I only searched online recently about Korean purple grapes and discovered they are called “kyoho” grapes. They are grown in Japan as well. I knew they were not found in Canada, although we have concord ones that are grown somewhere else in the late summer for sale in my area of Canada. They are not commonly bought or eaten though. In my home province, purple grapes, sold all year round but not grown in Canada, have thinner skins and are a lighter purple colour. They can be bought with or without seeds. We have green grapes too and the green grape juice in Korea was very much like green grapes sold in Canada but we never have any green grape juice for sale. So green grape juice was exciting to me, but what made it extra exciting was the fact that it as actual peeled green grapes in the juice! Small, squat cans of green grape juice were for sale everywhere with real chunks of fruit right in the juice…imagine! There were other kinds of juice sold in small, short cans as well – Korean pear and apple and orange. And there was fruit in them too! These cans of juice were in vending machines, on roadsides and in lobbies of buildings, usually.

Green grape juice (with fruit!)
This is a small can of Korean pear juice where chunks of pear are found in the juice. Korean pears are wonderful. You can just barely see the small bits of pear flesh in the glass shown here, and these pear bits make the juice look somewhat cloudy in this picture.

I found other great drinks in Korea back then too. There were slim cans of soda-pop called “Milkis”, which were a pop like 7Up with a bit of yogourt mixed in. There were three kinds : “plain” had a blue-themed colour on the can, “orange” flavour with an orange-coloured theme on the can and there was a “strawberry” kind which displayed a pink theme. I marvelled at how the Korean people had thought of making such a drink, as it was very delicious. I missed getting Milkis after I returned to Canada. I did always wish they made a “diet” version though, as it’s quite sweet and I have always tried to watch my caloric intake.

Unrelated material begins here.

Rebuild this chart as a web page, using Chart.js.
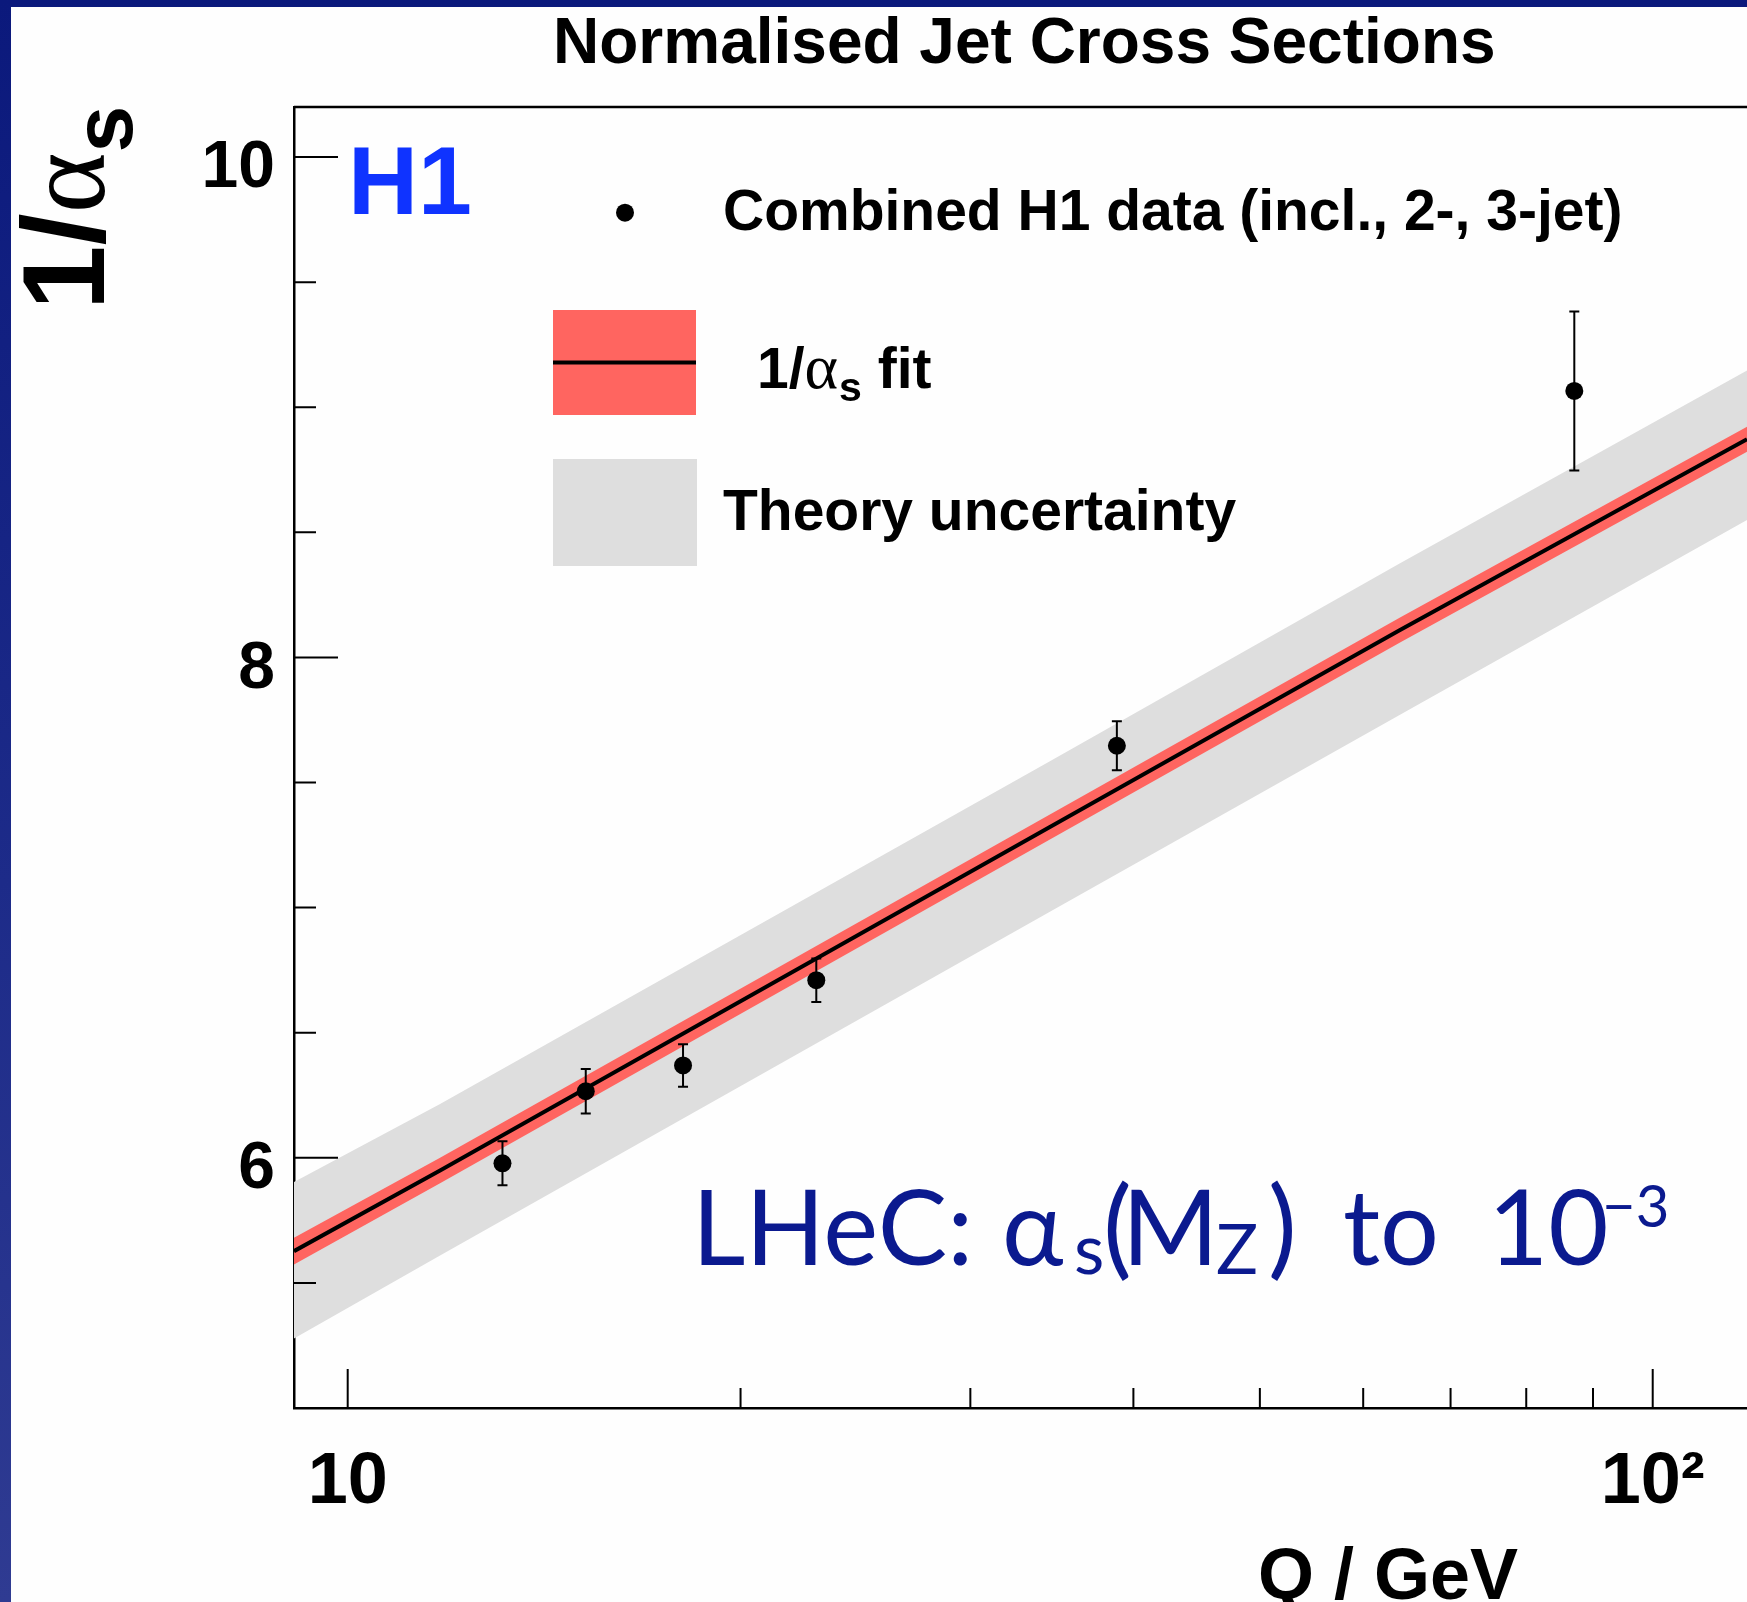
<!DOCTYPE html>
<html>
<head>
<meta charset="utf-8">
<script src="https://cdn.jsdelivr.net/npm/chart.js@4.4.1/dist/chart.umd.min.js"></script>
<style>
  html, body { margin: 0; padding: 0; width: 1747px; height: 1602px; overflow: hidden; background: #fff; }
  #frame { position: absolute; left: 0; top: 0; width: 1747px; height: 1602px;
           background: linear-gradient(to bottom, #0b197c 0%, #1d2b89 55%, #2f3b92 100%); }
  #sheet { position: absolute; left: 11px; top: 7px; right: 0; bottom: 0; background: #fefefe; }
  #c { position: absolute; left: 0; top: 0; }
</style>
</head>
<body>
<div id="frame"><div id="sheet"></div></div>
<canvas id="c" width="1747" height="1602"></canvas>
<script>
// Combined H1 jet data: scale Q [GeV], 1/alpha_s and its total uncertainty
const dataQ        = [13.14, 15.22, 18.07, 22.86, 38.85, 87.08];
const dataInvAlpha = [5.978, 6.266, 6.369, 6.710, 7.647, 9.065];
const dataErr      = [0.088, 0.089, 0.085, 0.087, 0.098, 0.318];

// 1/alpha_s fit with its experimental band and the theory band, sampled in Q
const bandQ       = [9.096, 11.77, 34.52, 64.03, 118.1];
const fitCentral  = [5.627, 5.949, 7.322, 8.110, 8.872];
const fitUpper    = [5.680, 6.000, 7.372, 8.160, 8.922];
const fitLower    = [5.574, 5.898, 7.272, 8.060, 8.822];
const theoryUpper = [5.903, 6.215, 7.585, 8.376, 9.147];
const theoryLower = [5.278, 5.610, 6.983, 7.771, 8.549];

// Axes
const xRange        = [9.096, 118.1];
const yRange        = [5, 10.2];
const xLabelValues  = [10, 100];
const xTickLabels   = ['10', '10\u00B2'];
const xMinorTicks   = [20, 30, 40, 50, 60, 70, 80, 90];
const yLabelValues  = [6, 8, 10];
const yTickLabels   = ['6', '8', '10'];
const yMinorTicks   = [5.5, 6.5, 7, 7.5, 8.5, 9, 9.5];

const RED  = 'rgb(255,101,96)';
const GREY = '#dedede';
const SANS = '"Liberation Sans", Arial, Helvetica, sans-serif';
const SERIF = '"Liberation Serif", "Times New Roman", serif';
const GILL = 'Lato, "Open Sans", sans-serif';

const pts = (xs, ys) => xs.map((q, i) => ({ x: q, y: ys[i] }));

// draw a sequence of text pieces; each piece may have its own font, shift and start
function drawRuns(ctx, x, y, runs) {
  let cx = x;
  for (const r of runs) {
    ctx.font = r.font;
    if (r.x !== undefined) cx = x + r.x;
    ctx.fillText(r.t, cx, y + (r.dy || 0));
    cx += ctx.measureText(r.t).width + (r.gap || 0);
  }
  return cx;
}

const decorations = {
  id: 'decorations',
  afterDatasetsDraw(chart) {
    const { ctx, scales: { x, y } } = chart;
    // vertical error bars with small caps
    ctx.save();
    ctx.strokeStyle = '#000';
    ctx.lineWidth = 2;
    dataQ.forEach((q, i) => {
      const px = x.getPixelForValue(q);
      const y1 = y.getPixelForValue(dataInvAlpha[i] + dataErr[i]);
      const y2 = y.getPixelForValue(dataInvAlpha[i] - dataErr[i]);
      ctx.beginPath();
      ctx.moveTo(px, y1); ctx.lineTo(px, y2);
      ctx.moveTo(px - 5, y1); ctx.lineTo(px + 5, y1);
      ctx.moveTo(px - 5, y2); ctx.lineTo(px + 5, y2);
      ctx.stroke();
    });
    ctx.restore();
  },
  afterDraw(chart) {
    const { ctx, chartArea: a, scales: { x, y } } = chart;
    ctx.save();

    // frame top line
    ctx.strokeStyle = '#000';
    ctx.lineWidth = 2.5;
    ctx.beginPath();
    ctx.moveTo(a.left, a.top); ctx.lineTo(chart.width, a.top);
    ctx.stroke();

    // inward tick marks
    ctx.lineWidth = 2;
    ctx.beginPath();
    yLabelValues.forEach(v => { const p = y.getPixelForValue(v); ctx.moveTo(a.left, p); ctx.lineTo(a.left + 44, p); });
    yMinorTicks.forEach(v => { const p = y.getPixelForValue(v); ctx.moveTo(a.left, p); ctx.lineTo(a.left + 22, p); });
    xLabelValues.forEach(v => { const p = x.getPixelForValue(v); ctx.moveTo(p, a.bottom); ctx.lineTo(p, a.bottom - 39); });
    xMinorTicks.forEach(v => { const p = x.getPixelForValue(v); ctx.moveTo(p, a.bottom); ctx.lineTo(p, a.bottom - 20); });
    ctx.stroke();

    ctx.textBaseline = 'alphabetic';
    ctx.textAlign = 'left';
    ctx.fillStyle = '#000';

    // title
    ctx.font = 'bold 64px ' + SANS;
    ctx.fillText('Normalised Jet Cross Sections', 553, 63);

    // y-axis title, rotated
    ctx.save();
    ctx.translate(104, 310);
    ctx.rotate(-Math.PI / 2);
    drawRuns(ctx, 0, 0, [
      { t: '1/', font: 'bold 116px ' + SANS },
      { t: '\u03B1', font: '116px ' + SERIF },
      { t: 's', font: 'bold 84px ' + SANS, dy: 28 }
    ]);
    ctx.restore();

    // x-axis title
    ctx.font = 'bold 72px ' + SANS;
    ctx.fillText('Q / GeV', 1258, 1599);

    // experiment tag
    ctx.fillStyle = '#0f33ff';
    ctx.font = 'bold 97px ' + SANS;
    ctx.fillText('H1', 348, 214);

    // legend
    ctx.fillStyle = '#000';
    ctx.beginPath();
    ctx.arc(625, 212.7, 9, 0, Math.PI * 2);
    ctx.fill();
    ctx.font = 'bold 57px ' + SANS;
    ctx.fillText('Combined H1 data (incl., 2-, 3-jet)', 723, 230);

    ctx.fillStyle = RED;
    ctx.fillRect(553, 310, 143, 105);
    ctx.fillStyle = '#000';
    ctx.fillRect(553, 360.5, 143, 4);
    drawRuns(ctx, 757, 388, [
      { t: '1/', font: 'bold 57px ' + SANS },
      { t: '\u03B1', font: '64px ' + SERIF, gap: 1 },
      { t: 's', font: 'bold 41px ' + SANS, dy: 13 },
      { t: ' fit', font: 'bold 57px ' + SANS }
    ]);

    ctx.fillStyle = GREY;
    ctx.fillRect(553, 459, 144, 107);
    ctx.fillStyle = '#000';
    ctx.font = 'bold 57px ' + SANS;
    ctx.fillText('Theory uncertainty', 723, 530);

    // LHeC projection caption
    ctx.fillStyle = '#0b1a8f';
    drawRuns(ctx, 0, 1265, [
      { t: 'LHeC:', font: '104px ' + GILL, x: 692 },
      { t: '\u03B1', font: '104px ' + GILL, x: 1002 },
      { t: 's', font: '70px ' + GILL, x: 1074, dy: 9 },
      { t: '(', font: '108px ' + GILL, x: 1103 },
      { t: 'M', font: '104px ' + GILL, x: 1122 },
      { t: 'Z', font: '70px ' + GILL, x: 1216, dy: 9 },
      { t: ')', font: '108px ' + GILL, x: 1268 },
      { t: 'to', font: '104px ' + GILL, x: 1343 },
      { t: '10', font: '104px ' + GILL, x: 1488 },
      { t: '\u22123', font: '58px ' + GILL, x: 1602, dy: -38 }
    ]);

    ctx.restore();
  }
};

new Chart(document.getElementById('c'), {
  type: 'line',
  data: {
    datasets: [
      { label: 'Combined H1 data', data: pts(dataQ, dataInvAlpha), showLine: false,
        pointRadius: 9, pointBackgroundColor: '#000', pointBorderWidth: 0, borderColor: '#000' },
      { label: '1/alpha_s fit', data: pts(bandQ, fitCentral), borderColor: '#000', borderWidth: 4,
        pointRadius: 0, fill: false, tension: 0 },
      { label: 'fit band up', data: pts(bandQ, fitUpper), borderColor: 'transparent', borderWidth: 0,
        pointRadius: 0, fill: '+1', backgroundColor: RED },
      { label: 'fit band down', data: pts(bandQ, fitLower), borderColor: 'transparent', borderWidth: 0,
        pointRadius: 0, fill: false },
      { label: 'theory up', data: pts(bandQ, theoryUpper), borderColor: 'transparent', borderWidth: 0,
        pointRadius: 0, fill: '+1', backgroundColor: GREY },
      { label: 'theory down', data: pts(bandQ, theoryLower), borderColor: 'transparent', borderWidth: 0,
        pointRadius: 0, fill: false }
    ]
  },
  options: {
    responsive: false,
    animation: false,
    layout: { autoPadding: false, padding: { top: 107, right: 0, bottom: 0, left: 0 } },
    plugins: { legend: { display: false }, tooltip: { enabled: false }, title: { display: false } },
    scales: {
      x: {
        type: 'logarithmic',
        min: xRange[0], max: xRange[1],
        grid: { display: false, drawTicks: false },
        border: { display: true, color: '#000', width: 2.5 },
        afterBuildTicks: s => { s.ticks = xLabelValues.map(v => ({ value: v })); },
        afterFit: s => { s.height = 194; s.paddingLeft = 0; s.paddingRight = 0; },
        ticks: {
          autoSkip: false, maxRotation: 0, padding: 32, color: '#000',
          font: { family: SANS, size: 72, weight: 'bold' },
          callback: (v, i) => xTickLabels[i]
        }
      },
      y: {
        type: 'linear',
        min: yRange[0], max: yRange[1],
        grid: { display: false, drawTicks: false },
        border: { display: true, color: '#000', width: 2.5 },
        afterBuildTicks: s => { s.ticks = yLabelValues.map(v => ({ value: v })); },
        afterFit: s => { s.width = 294; s.paddingTop = 0; s.paddingBottom = 0; },
        ticks: {
          autoSkip: false, padding: 19, labelOffset: 12, color: '#000',
          font: { family: SANS, size: 66, weight: 'bold' },
          callback: (v, i) => yTickLabels[i]
        }
      }
    }
  },
  plugins: [decorations]
});
</script>
</body>
</html>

Korea didn’t have any “diet” or “light” foods, mostly because everyone had to be active, even if they were up studying, and no one dared to be overweight, as their society mandated being trim and thin. Anyone who was “fat” was not accepted and was more than frowned-upon. Their diet was low-fat and like I mentioned in a former blog, even their chocolate bars were noticeably less sweet than the ones made in North America. The fact that everyone in Korea worked or studied long hours and everyone got less than 8 hours of sleep every night made it easier for them to stay thin as well. My society back home was laid-back with lots of leisure time for everybody. In Canada, it was way more acceptable to be overweight. Like I said before, everything in Korea was different for me.

Things have been happening fast for Korea and since I lived in Seoul, gradually, companies have been forced by the Korean government to become more reasonable and more accomodating than they were 23 years ago. Back then, my friend and student called “Sail”(really SuIl) worked for over 10 hours each day and sometimes had a 2-hour commute to and from his workplace on top of that. The length of his commute depended on the horrendous traffic in Seoul. I could see he often stayed at work for 12 or more hours on some days. Lately, the people haven’t had to work as long each day like many did when I was there. I understand why everyone slept while they were travelling on the subway back then., as none of them seemed to have enough time to sleep. When I have seen Korean news articles in the past 22 years, I notice news excerpts about rules and laws being changed every so often, like limits being put on how long a shift can be. These progressive laws are bringing their society closer to a ‘western’ one.

Korean pears are round and very big. The flesh is firmer than the soft pears found for sale in Canada. One huge Korean pear cost ₩1500 to ₩2000 in the fall of 1997. This was between about $1.50 and $2 in Canadian dollars. The Korean people told me that October was the month where their pears were in season. I found them for sale outside of the Garak Market, on display outside of corner stores or even in the back of blue Daewoo trucks that were parked somewhere or were driven through side streets selling different foods.

The grocery stores in Atlantic Canada sometimes sell Korean pears and they are called Asian pears. They are smaller than the beautiful ones from Korea. For Canadians, a pear has a distinct shape but the pears in Korea are not “pear-shaped” the way I had always experienced before I went to Korea. I never would have imagined that a pear could exist somewhere that was not “pear-shaped”.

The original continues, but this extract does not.